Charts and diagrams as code
┌────────
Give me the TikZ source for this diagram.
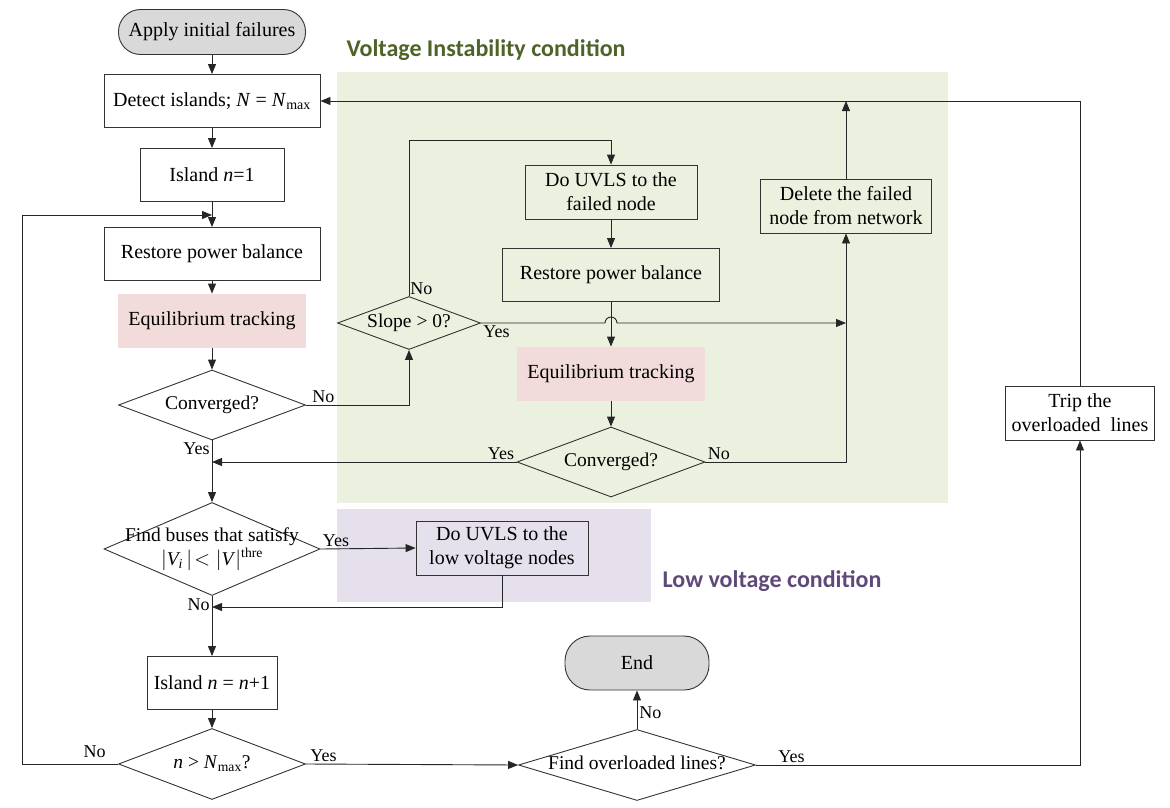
\documentclass[tikz,border=0pt]{standalone}
\usepackage{fontspec}
\setmainfont{Liberation Serif}
\newfontfamily\headfont{Carlito}
\usetikzlibrary{arrows.meta,shapes.geometric,positioning}
\definecolor{vibg}{HTML}{EBF1DE}
\definecolor{lvbg}{HTML}{E5E0EC}
\definecolor{eqfill}{HTML}{F2DCDB}
\definecolor{vitext}{HTML}{4F6228}
\definecolor{lvtext}{HTML}{5F497A}
\newcommand{\dtext}[1]{\makebox[0pt]{\raisebox{-0.25em}[0pt][0pt]{\begin{tabular}{@{}c@{}}#1\end{tabular}}}}

\begin{document}
\begin{tikzpicture}[x=1pt, y=-1pt, line width=0.9pt,
proc/.style = {rectangle, draw=black!80, align=center, inner sep=2pt,
  minimum height=53pt, font=\fontsize{20}{24}\selectfont},
term/.style = {proc, fill=black!15, rounded corners=22pt},
eqt/.style = {rectangle, fill=eqfill, minimum width=188pt, minimum height=54pt,
  font=\fontsize{20}{24}\selectfont},
dia/.style = {diamond, draw=black!80, inner sep=0pt, font=\fontsize{19.5}{23.5}\selectfont},
lbl/.style = {inner sep=2pt, font=\fontsize{18}{21}\selectfont},
head/.style = {font=\headfont\bfseries\fontsize{24}{28}\selectfont},
arr/.style = {draw=black!85, -{Triangle[length=10pt,width=8pt]}}]
\useasboundingbox (0,0) rectangle (1170,808);
\fill[vibg] (337,72) rectangle (948,503);
\fill[lvbg] (337,509) rectangle (651,602);
\node[head, text=vitext] (vititle) at (486,50) {Voltage Instability condition};
\node[head, text=lvtext] (lvtitle) at (772,581) {Low voltage condition};

\node[term, minimum width=187pt, minimum height=45pt] (start) at (212,32) {Apply initial failures};
\node[proc, minimum width=216pt] (detect) at (212,101) {Detect islands; \textit{N} = \textit{N}\textsubscript{max}};
\node[proc, minimum width=144pt] (isl1) at (212,175) {Island \textit{n}=1};
\node[proc, minimum width=216pt] (restL) at (212,254) {Restore power balance};
\node[eqt] (eqL) at (212,321) {Equilibrium tracking};
\node[dia, minimum width=187pt, minimum height=70pt] (convL) at (212,405) {\dtext{Converged?}};
\node[dia, minimum width=216pt, minimum height=93pt] (buses) at (212,549)
  {\dtext{Find buses that satisfy\\ $|$\textit{V\textsubscript{i}}\,$|\!<|$\textit{V}$|$\textsuperscript{thre}}};
\node[proc, minimum width=130pt] (isl2) at (212,683) {Island \textit{n} = \textit{n}+1};
\node[dia, minimum width=187pt, minimum height=71pt] (nmax) at (212,764) {\dtext{\textit{n} > \textit{N}\textsubscript{max}?}};
\node[dia, minimum width=237pt, minimum height=71pt] (over) at (637,765) {\dtext{Find overloaded lines?}};
\node[term, minimum width=144pt, minimum height=54pt, rounded corners=25pt] (end) at (637,663) {End};
\node[proc, minimum width=149pt, minimum height=54pt] (trip) at (1080,413) {Trip the\\overloaded~~lines};

\node[dia, minimum width=143pt, minimum height=53pt] (slope) at (409,323) {\dtext{Slope > 0?}};
\node[proc, minimum width=172pt, minimum height=54pt] (uvlsF) at (611,192) {Do UVLS to the\\failed node};
\node[proc, minimum width=217pt] (restR) at (611,275) {Restore power balance};
\node[eqt] (eqR) at (611,374) {Equilibrium tracking};
\node[dia, minimum width=188pt, minimum height=70pt] (convR) at (611,462) {\dtext{Converged?}};
\node[proc, minimum width=171pt, minimum height=54pt] (delete) at (846,206) {Delete the failed\\node from network};
\node[proc, minimum width=172pt, minimum height=54pt] (uvlsL) at (502,548) {Do UVLS to the\\low voltage nodes};

\coordinate (m1) at (212,215);
\coordinate (lft) at (22,215);
\coordinate (st) at (409,140);
\coordinate (m3) at (212,607);
\coordinate (jn) at (delete.south |- slope.east);

\draw[arr] (start) -- (detect);
\draw[arr] (detect) -- (isl1);
\draw[arr] (isl1) -- (restL);
\draw[arr] (restL) -- (eqL);
\draw[arr] (eqL) -- (convL);
\draw[arr] (convL.south) node[lbl, below left] {Yes} -- (buses.north);
\draw[arr] (buses.south) node[lbl, below left] {No} -- (isl2.north);
\draw[arr] (isl2) -- (nmax);
\draw[arr] (nmax.east) node[lbl, above right, xshift=2pt] {Yes} -- (over.west);
\draw[arr] (over.north) node[lbl, above right, yshift=8pt] {No} -- (end.south);
\draw[arr] (over.east) node[lbl, above right, xshift=20pt] {Yes} -| (trip.south);
\draw[arr] (trip.north) |- (detect.east);
\draw[arr] (nmax.west) node[lbl, above left, xshift=-10pt, yshift=4pt] {No} -| (lft) -- (m1);
\draw[arr] (convL.east) node[lbl, above right, xshift=4pt] {No} -| (slope.south);
\draw[arr] (slope.north) node[lbl, above right, inner sep=1pt] {No} -- (st) -| (uvlsF.north);
\draw[arr] (uvlsF) -- (restR);
\draw[arr] (restR) -- (eqR);
\draw[arr] (eqR) -- (convR);
\draw[arr] (slope.east) node[lbl, below right] {Yes} -- ([xshift=-6pt]restR.south |- slope.east)
  arc[start angle=180, end angle=0, radius=6pt] -- (jn);
\draw[arr] (convR.east) node[lbl, above right] {No} -| (delete.south);
\draw[arr] (delete.north) -- (delete.north |- detect.east);
\draw[arr] (convR.west) node[lbl, above left] {Yes} -- (convL.south |- convR.west);
\draw[arr] (buses.east) node[lbl, above right] {Yes} -- (uvlsL.west);
\draw[arr] (uvlsL.south) |- (m3);
\end{tikzpicture}
\end{document}
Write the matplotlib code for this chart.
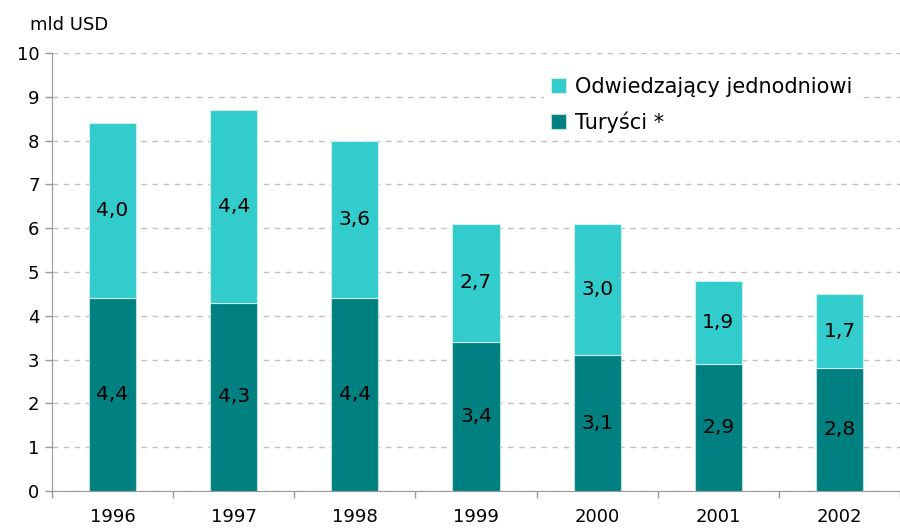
import matplotlib.pyplot as plt
import numpy as np

years = ['1996', '1997', '1998', '1999', '2000', '2001', '2002']
turysci = [4.4, 4.3, 4.4, 3.4, 3.1, 2.9, 2.8]
odwiedzajacy = [4.0, 4.4, 3.6, 2.7, 3.0, 1.9, 1.7]

plt.rcParams['font.family'] = ['DejaVu Sans']

dark = '#008080'
light = '#33cccc'
fs = 13

fig = plt.figure(figsize=(9, 5.29), dpi=100)
ax = fig.add_axes([52 / 900, 38 / 529, 848 / 900, 438 / 529])

x = np.arange(len(years))
w = 0.39
ax.bar(x, turysci, w, color=dark, edgecolor='#b8dede', linewidth=0.8,
       label='Turyści *', zorder=3)
ax.bar(x, odwiedzajacy, w, bottom=turysci, color=light, edgecolor='#c8f0f0',
       linewidth=0.8, label='Odwiedzający jednodniowi', zorder=3)

# value labels in the middle of each segment
for i in range(len(years)):
    ax.text(x[i], turysci[i] / 2, f'{turysci[i]:.1f}'.replace('.', ','),
            ha='center', va='center', fontsize=14.5, color='black', zorder=4)
    ax.text(x[i], turysci[i] + odwiedzajacy[i] / 2,
            f'{odwiedzajacy[i]:.1f}'.replace('.', ','),
            ha='center', va='center', fontsize=14.5, color='black', zorder=4)

ax.set_ylim(0, 10)
ax.set_yticks(range(0, 11))
ax.set_xlim(-0.5, -0.5 + 848 / 122.2)
ax.set_xticks(x)
ax.set_xticklabels(years)
ax.set_xticks(np.arange(-0.5, 7, 1), minor=True)
ax.tick_params(axis='x', which='major', length=0, pad=12, labelsize=fs)
ax.tick_params(axis='x', which='minor', length=5, color='#999999', width=1)
ax.tick_params(axis='y', length=5, color='#999999', width=1, labelsize=fs, pad=4)

ax.yaxis.grid(True, color='#c0c0c0', linestyle=(0, (4, 4)), linewidth=1, zorder=0)
ax.set_axisbelow(True)
for s in ['top', 'right']:
    ax.spines[s].set_visible(False)
ax.spines['left'].set_color('#999999')
ax.spines['bottom'].set_color('#999999')

fig.text(30 / 900, 1 - 25 / 529, 'mld USD', fontsize=fs, va='center', ha='left')

handles, labels = ax.get_legend_handles_labels()
leg = ax.legend(handles[::-1], labels[::-1], loc='upper left',
                bbox_to_anchor=(534 / 900, 1 - 60 / 529),
                bbox_transform=fig.transFigure, fontsize=15, frameon=True,
                facecolor='white', edgecolor='none', framealpha=1,
                fancybox=False, handlelength=0.75, handleheight=0.72,
                handletextpad=0.4, labelspacing=0.7, borderpad=0.3)
leg.set_zorder(5)

fig.savefig('out.png', dpi=100)
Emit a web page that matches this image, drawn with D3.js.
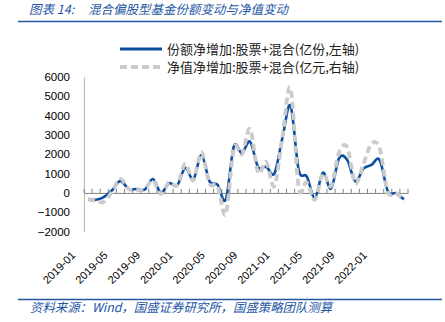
<!DOCTYPE html>
<html><head><meta charset="utf-8">
<script src="https://cdn.jsdelivr.net/npm/d3@7"></script>
<style>body{margin:0;background:#fff}svg{display:block}</style>
</head><body>
<svg id="c" width="445" height="322"></svg>
<script>
const months = [
 "2019-01","2019-02","2019-03","2019-04","2019-05","2019-06","2019-07","2019-08","2019-09","2019-10","2019-11","2019-12",
 "2020-01","2020-02","2020-03","2020-04","2020-05","2020-06","2020-07","2020-08","2020-09","2020-10","2020-11","2020-12",
 "2021-01","2021-02","2021-03","2021-04","2021-05","2021-06","2021-07","2021-08","2021-09","2021-10","2021-11","2021-12",
 "2022-01","2022-02","2022-03","2022-04"];
const shareIncrease = [-350,-350,-200,150,620,200,200,170,720,20,500,380,
 1300,700,1950,600,420,-350,2400,2050,2650,1330,1350,1000,
 2850,4500,1200,850,-250,1050,220,1800,1700,600,1250,1450,
 1700,100,-20,-330];
const navIncrease = [-300,-420,-450,100,720,200,150,200,650,-50,550,400,
 1500,650,2100,480,350,-1100,2300,2000,3300,1050,1600,350,
 2900,5400,300,550,-350,1000,350,2100,2350,500,1500,2550,
 2300,50,0,-400];
const yTicks = [-2000,-1000,0,1000,2000,3000,4000,5000,6000];
const xLabels = ["2019-01","2019-05","2019-09","2020-01","2020-05","2020-09","2021-01","2021-05","2021-09","2022-01"];
const seriesNames = ["份额净增加:股票+混合(亿份,左轴)","净值净增加:股票+混合(亿元,右轴)"];
const titleLabel = "图表 14:";
const titleText = "混合偏股型基金份额变动与净值变动";
const sourceText = "资料来源：Wind，国盛证券研究所，国盛策略团队测算";

const svg = d3.select("#c");
const blue = "#0b4ea2", gray = "#cbcbcb", hdr = "#2456a4";
const cjk = "'Noto Sans CJK SC','Noto Sans',sans-serif";
const num = "'Liberation Sans',Arial,sans-serif";

// header
svg.append("text").attr("x",29).attr("y",14).attr("fill",hdr).attr("font-family",cjk)
  .attr("font-size",12.5).attr("font-style","italic").text(titleLabel);
svg.append("text").attr("x",88).attr("y",14).attr("fill",hdr).attr("font-family",cjk)
  .attr("font-size",12.5).attr("font-style","italic").text(titleText);
svg.append("line").attr("x1",18).attr("x2",442).attr("y1",21.5).attr("y2",21.5)
  .attr("stroke",hdr).attr("stroke-width",1.5);
svg.append("line").attr("x1",18).attr("x2",442).attr("y1",299.5).attr("y2",299.5)
  .attr("stroke",hdr).attr("stroke-width",1.5);
svg.append("text").attr("x",30).attr("y",312).attr("fill",hdr).attr("font-family",cjk)
  .attr("font-size",12.4).attr("font-style","italic").text(sourceText);

// scales
const x = d3.scaleBand().domain(months).range([84,408]).padding(0);
const cx = d => x(d) + x.bandwidth()/2;
const y = d3.scaleLinear().domain([-2000,6000]).range([231.6,76.8]);

// y axis
const ya = svg.append("g").attr("transform","translate(84,0)")
  .call(d3.axisLeft(y).tickValues(yTicks).tickSize(0).tickPadding(14).tickFormat(d3.format("d")));
ya.select(".domain").attr("stroke","#bfbfbf").attr("stroke-width",1.2);
ya.selectAll("text").attr("font-family",num).attr("font-size",11.5).attr("fill","#000");

// x axis at zero
const xa = svg.append("g").attr("transform",`translate(0,${y(0)})`)
  .call(d3.axisBottom(x).tickValues([]).tickSizeOuter(0));
xa.select(".domain").attr("stroke","#808080").attr("stroke-width",1);
const bounds = months.map(m => x(m)).concat([x(months[months.length-1]) + x.bandwidth()]);
svg.append("g").selectAll("line").data(bounds).join("line")
  .attr("x1",d=>d).attr("x2",d=>d).attr("y1",y(0)-4).attr("y2",y(0))
  .attr("stroke","#808080").attr("stroke-width",1);

// x labels
svg.append("g").selectAll("text").data(xLabels).join("text")
  .attr("transform", d => `translate(${cx(d)-12},256) rotate(-45)`)
  .attr("text-anchor","end").attr("font-family",num).attr("font-size",11).attr("fill","#000")
  .text(d=>d);

// lines
const line = vals => d3.line().x((d,i)=>cx(months[i])).y(d=>y(d)).curve(d3.curveCardinal.tension(0))(vals);
svg.append("path").attr("d",line(shareIncrease)).attr("fill","none").attr("stroke",blue).attr("stroke-width",2.6);
svg.append("path").attr("d",line(navIncrease)).attr("fill","none").attr("stroke",gray).attr("stroke-width",3.8)
  .attr("stroke-dasharray","7,4");

// legend
const lg = svg.append("g");
[[blue,null,3],[gray,"7,4",3.8]].forEach((s,i)=>{
  const yy = 49 + i*18;
  lg.append("line").attr("x1",120).attr("x2",162).attr("y1",yy).attr("y2",yy)
    .attr("stroke",s[0]).attr("stroke-width",s[2]).attr("stroke-dasharray",s[1]);
  lg.append("text").attr("x",167).attr("y",yy+4.5).attr("font-family",cjk).attr("font-size",13)
    .attr("fill","#222").text(seriesNames[i]);
});
</script>
</body></html>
└────────
Return exactly the lines from the one with "Write the matplotlib code for this chart." to the one with "odwiedzajacy = [4.0, 4.4, 3.6, 2.7, 3.0, 1.9, 1.7]", inclusive, and nothing else; skip the pictures.

Write the matplotlib code for this chart.
import matplotlib.pyplot as plt
import numpy as np

years = ['1996', '1997', '1998', '1999', '2000', '2001', '2002']
turysci = [4.4, 4.3, 4.4, 3.4, 3.1, 2.9, 2.8]
odwiedzajacy = [4.0, 4.4, 3.6, 2.7, 3.0, 1.9, 1.7]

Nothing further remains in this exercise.